OTTAWA -- The searing real estate market in Toronto and the surrounding areas helped push home sales up last month to their highest mark in nearly a year, the Canadian Real Estate Association said Wednesday.

Home sales though the MLS system hit levels not seen since last April, gaining 5.2 per cent in February compared to January.

The association said February sales were up from the previous month in about 70 per cent of all local markets it measures, with the national increase driven by the Greater Toronto Area and surrounding regions.

The national average price for a home sold in February was $519,521, up 3.5 per cent from a year ago, boosted by Greater Vancouver and Greater Toronto. Excluding those two markets, the national average price was $369,728.

CREA president Cliff Iverson said homes are selling briskly throughout the Greater Toronto Area and nearby communities.

"Elsewhere, competition among potential buyers is less intense, so listings take longer to sell," Iverson said.

CREA reported the number of newly listed homes rose 4.8 per cent in February, led by the Toronto area and nearby markets following a sharp drop in January.

But the amount of time homes were on the market dropped nationally to 4.2 months in February from 4.5 months in January.
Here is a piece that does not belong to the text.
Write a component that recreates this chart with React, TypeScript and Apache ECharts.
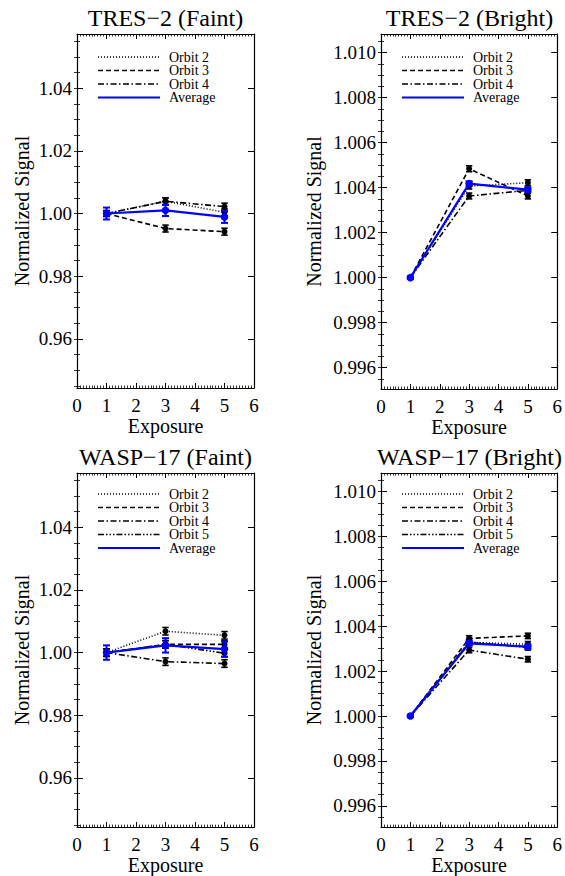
import React, { useEffect, useRef } from "react";
import * as echarts from "echarts";

// ---------- data ----------
const exposures = [1, 3, 5];

const faintTicks = [0.96, 0.98, 1.0, 1.02, 1.04];
const brightTicks = [0.996, 0.998, 1.0, 1.002, 1.004, 1.006, 1.008, 1.01];
const faintRange = [0.9443, 1.0573];
const brightRange = [0.99505, 1.01083];

const panelTitles = ["TRES\u22122 (Faint)", "TRES\u22122 (Bright)", "WASP\u221217 (Faint)", "WASP\u221217 (Bright)"];
const orbitNames = ["Orbit 2", "Orbit 3", "Orbit 4", "Orbit 5"];
const averageName = "Average";

// TRES-2 faint
const tresFaintOrbit2 = [1.0, 1.0039, 1.0004];
const tresFaintOrbit3 = [1.0, 0.9952, 0.9942];
const tresFaintOrbit4 = [1.0, 1.0039, 1.0022];
const tresFaintAverage = [1.0, 1.001, 0.9989];
const tresFaintOrbitErr = [0.0009, 0.0011, 0.0011];
const tresFaintAverageErr = [0.0019, 0.0018, 0.0019];

// TRES-2 bright
const tresBrightOrbit2 = [1.0, 1.00407, 1.00422];
const tresBrightOrbit3 = [1.0, 1.00484, 1.00363];
const tresBrightOrbit4 = [1.0, 1.00363, 1.00388];
const tresBrightAverage = [1.0, 1.00418, 1.00391];
const tresBrightOrbitErr = [0.00005, 0.00013, 0.00013];
const tresBrightAverageErr = [0.00005, 0.0001, 0.0001];

// WASP-17 faint
const waspFaintOrbit2 = [1.0, 1.0068, 1.0055];
const waspFaintOrbit3 = [1.0, 1.0026, 1.0026];
const waspFaintOrbit4 = [1.0, 0.9971, 0.9965];
const waspFaintOrbit5 = [1.0, 1.0026, 0.9998];
const waspFaintAverage = [1.0, 1.0023, 1.0011];
const waspFaintOrbitErr = [0.0012, 0.0012, 0.0012];
const waspFaintAverageErr = [0.0023, 0.0023, 0.0024];

// WASP-17 bright
const waspBrightOrbit2 = [1.0, 1.00328, 1.0032];
const waspBrightOrbit3 = [1.0, 1.00346, 1.00357];
const waspBrightOrbit4 = [1.0, 1.00294, 1.00253];
const waspBrightOrbit5 = [1.0, 1.0033, 1.00306];
const waspBrightAverage = [1.0, 1.00324, 1.00309];
const waspBrightOrbitErr = [0.00005, 0.00012, 0.00012];
const waspBrightAverageErr = [0.00005, 0.0001, 0.0001];

// ---------- styling / layout ----------
const FONT = "Liberation Serif";
const orbitDashes = [
  [1, 2],
  [5, 3],
  [6, 2.5, 1.5, 2.5],
  [6, 2, 1.5, 2, 1.5, 2, 1.5, 2],
];
const grids = [
  { left: 77, top: 34, width: 177, height: 354 },
  { left: 381, top: 34, width: 177, height: 355 },
  { left: 77, top: 473, width: 177, height: 355 },
  { left: 381, top: 473, width: 177, height: 355 },
];

const panels = [
  {
    title: panelTitles[0], faint: true,
    orbits: [tresFaintOrbit2, tresFaintOrbit3, tresFaintOrbit4],
    orbitErr: tresFaintOrbitErr, average: tresFaintAverage, averageErr: tresFaintAverageErr,
    legendTop: 23,
  },
  {
    title: panelTitles[1], faint: false,
    orbits: [tresBrightOrbit2, tresBrightOrbit3, tresBrightOrbit4],
    orbitErr: tresBrightOrbitErr, average: tresBrightAverage, averageErr: tresBrightAverageErr,
    legendTop: 23,
  },
  {
    title: panelTitles[2], faint: true,
    orbits: [waspFaintOrbit2, waspFaintOrbit3, waspFaintOrbit4, waspFaintOrbit5],
    orbitErr: waspFaintOrbitErr, average: waspFaintAverage, averageErr: waspFaintAverageErr,
    legendTop: 21,
  },
  {
    title: panelTitles[3], faint: false,
    orbits: [waspBrightOrbit2, waspBrightOrbit3, waspBrightOrbit4, waspBrightOrbit5],
    orbitErr: waspBrightOrbitErr, average: waspBrightAverage, averageErr: waspBrightAverageErr,
    legendTop: 21,
  },
];

function minorValues(range: number[], step: number) {
  const out: number[] = [];
  const start = Math.ceil(range[0] / step - 1e-9);
  const end = Math.floor(range[1] / step + 1e-9);
  for (let i = start; i <= end; i++) out.push(+(i * step).toFixed(6));
  return out;
}

function errRenderer(color: string, width: number, hw: number) {
  return (params: any, api: any) => {
    const x = api.value(0);
    const y = api.value(1);
    const e = api.value(2);
    const t = api.coord([x, y + e]);
    const b = api.coord([x, y - e]);
    const st = { stroke: color, lineWidth: width };
    return {
      type: "group",
      children: [
        { type: "line", shape: { x1: t[0], y1: t[1], x2: b[0], y2: b[1] }, style: st },
        { type: "line", shape: { x1: t[0] - hw, y1: t[1], x2: t[0] + hw, y2: t[1] }, style: st },
        { type: "line", shape: { x1: b[0] - hw, y1: b[1], x2: b[0] + hw, y2: b[1] }, style: st },
      ],
    };
  };
}

function buildOption() {
  const xAxis: any[] = [];
  const yAxis: any[] = [];
  const series: any[] = [];
  const graphic: any[] = [];

  panels.forEach((p, pi) => {
    const g = grids[pi];
    const range = p.faint ? faintRange : brightRange;
    const majors = p.faint ? faintTicks : brightTicks;
    const minors = minorValues(range, p.faint ? 0.005 : 0.0005);
    const digits = p.faint ? 2 : 3;

    const xBase = {
      type: "value", gridIndex: pi, min: 0, max: 6, interval: 1,
      axisLine: { show: true, onZero: false, lineStyle: { color: "#000", width: 1.2 } },
      axisTick: { show: true, inside: true, length: 5, lineStyle: { color: "#000", width: 1 } },
      minorTick: { show: true, splitNumber: 10, length: 2.5, lineStyle: { color: "#000", width: 0.8 } },
      splitLine: { show: false },
      minorSplitLine: { show: false },
    };
    xAxis.push({
      ...xBase, position: "bottom",
      axisLabel: { show: true, margin: 8, fontSize: 19, fontFamily: FONT, color: "#000" },
      name: "Exposure", nameLocation: "middle", nameGap: 27,
      nameTextStyle: { fontSize: 20, fontFamily: FONT, color: "#000" },
    });
    xAxis.push({ ...xBase, position: "top", axisLabel: { show: false } });

    const yBase = {
      type: "value", gridIndex: pi, min: range[0], max: range[1],
      splitLine: { show: false },
      minorTick: { show: false },
    };
    yAxis.push({
      ...yBase, position: "left",
      axisLine: { show: true, onZero: false, lineStyle: { color: "#000", width: 1.2 } },
      axisTick: { show: true, inside: true, length: 6, customValues: majors, lineStyle: { color: "#000", width: 1 } },
      axisLabel: {
        show: true, customValues: majors, margin: 5, fontSize: 19, fontFamily: FONT, color: "#000",
        formatter: (v: number) => v.toFixed(digits),
      },
      name: "Normalized Signal", nameLocation: "middle", nameGap: p.faint ? 45 : 57,
      nameTextStyle: { fontSize: 20, fontFamily: FONT, color: "#000" },
    });
    yAxis.push({
      ...yBase, position: "right",
      axisLine: { show: true, onZero: false, lineStyle: { color: "#000", width: 1.2 } },
      axisTick: { show: true, inside: true, length: 6, customValues: majors, lineStyle: { color: "#000", width: 1 } },
      axisLabel: { show: false },
    });
    yAxis.push({
      ...yBase, position: "left",
      axisLine: { show: false },
      axisTick: { show: true, inside: true, length: 3, customValues: minors, lineStyle: { color: "#000", width: 0.8 } },
      axisLabel: { show: false },
    });
    yAxis.push({
      ...yBase, position: "right",
      axisLine: { show: false },
      axisTick: { show: true, inside: true, length: 3, customValues: minors, lineStyle: { color: "#000", width: 0.8 } },
      axisLabel: { show: false },
    });

    const xi = pi * 2;
    const yi = pi * 4;

    p.orbits.forEach((vals, oi) => {
      series.push({
        type: "line", name: `${p.title} ${orbitNames[oi]}`,
        xAxisIndex: xi, yAxisIndex: yi,
        data: exposures.map((x, j) => [x, vals[j]]),
        symbol: "circle", symbolSize: 6,
        itemStyle: { color: "#000" },
        lineStyle: { color: "#000", width: 1.6, type: orbitDashes[oi] },
        z: 3,
      });
      series.push({
        type: "custom", name: `${p.title} ${orbitNames[oi]} err`,
        xAxisIndex: xi, yAxisIndex: yi,
        data: exposures.map((x, j) => [x, vals[j], p.orbitErr[j]]),
        encode: { x: 0, y: 1 },
        renderItem: errRenderer("#000", 1.6, 3.2),
        z: 4,
      });
    });
    series.push({
      type: "line", name: `${p.title} ${averageName}`,
      xAxisIndex: xi, yAxisIndex: yi,
      data: exposures.map((x, j) => [x, p.average[j]]),
      symbol: "circle", symbolSize: 7.5,
      itemStyle: { color: "#0000ff" },
      lineStyle: { color: "#0000ff", width: 2.2 },
      z: 5,
    });
    series.push({
      type: "custom", name: `${p.title} ${averageName} err`,
      xAxisIndex: xi, yAxisIndex: yi,
      data: exposures.map((x, j) => [x, p.average[j], p.averageErr[j]]),
      encode: { x: 0, y: 1 },
      renderItem: errRenderer("#0000ff", 2, 3.5),
      z: 6,
    });

    // title
    graphic.push({
      type: "text", x: g.left + g.width / 2, y: g.top - 16,
      style: { text: p.title, fontSize: 24, fontFamily: FONT, fill: "#000", align: "center", verticalAlign: "middle" },
    });

    // legend
    const names = [...orbitNames.slice(0, p.orbits.length), averageName];
    names.forEach((nm, k) => {
      const y = g.top + p.legendTop + k * 13.5;
      const isAvg = k === names.length - 1;
      graphic.push({
        type: "line",
        shape: { x1: g.left + 21, y1: y, x2: g.left + 83, y2: y },
        style: isAvg
          ? { stroke: "#0000ff", lineWidth: 2 }
          : { stroke: "#000", lineWidth: 1.3, lineDash: orbitDashes[k] },
      });
      graphic.push({
        type: "text", x: g.left + 92, y,
        style: { text: nm, fontSize: 14, fontFamily: FONT, fill: "#000", align: "left", verticalAlign: "middle" },
      });
    });
  });

  return {
    animation: false,
    backgroundColor: "#fff",
    textStyle: { fontFamily: FONT },
    grid: grids.map((g) => ({ ...g, containLabel: false })),
    xAxis,
    yAxis,
    series,
    graphic,
  };
}

export default function App() {
  const ref = useRef<HTMLDivElement>(null);
  useEffect(() => {
    document.body.style.margin = "0";
    if (!ref.current) return;
    const chart = echarts.init(ref.current, null, { renderer: "svg" });
    chart.setOption(buildOption() as any);
    return () => chart.dispose();
  }, []);
  return <div ref={ref} style={{ width: 565, height: 876 }} />;
}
The hot market in Toronto has prompted talk about a foreign buyers tax like the one instituted in Vancouver last year.

TD Bank economist Diana Petramala said markets in Ontario have been heating up at an unsustainable pace.

"While TD Economics still doesn't believe we're in a bubble territory, we do think that the market has the potential to increasingly approach one," she wrote in a report.

"In light of mortgage rates remaining low and mortgage regulation changes having negligible impact on home demand, there appears to be no visible brake that would stop this train in this year."

Compared with a year ago, sales in Canada were down 2.6 per cent from February 2016 due to a slowdown in B.C.'s Lower Mainland region, which has seen a significant drop in the pace of sales. The B.C. government brought in a 15 per cent foreign buyers tax in Vancouver last August amid concerns about housing affordability.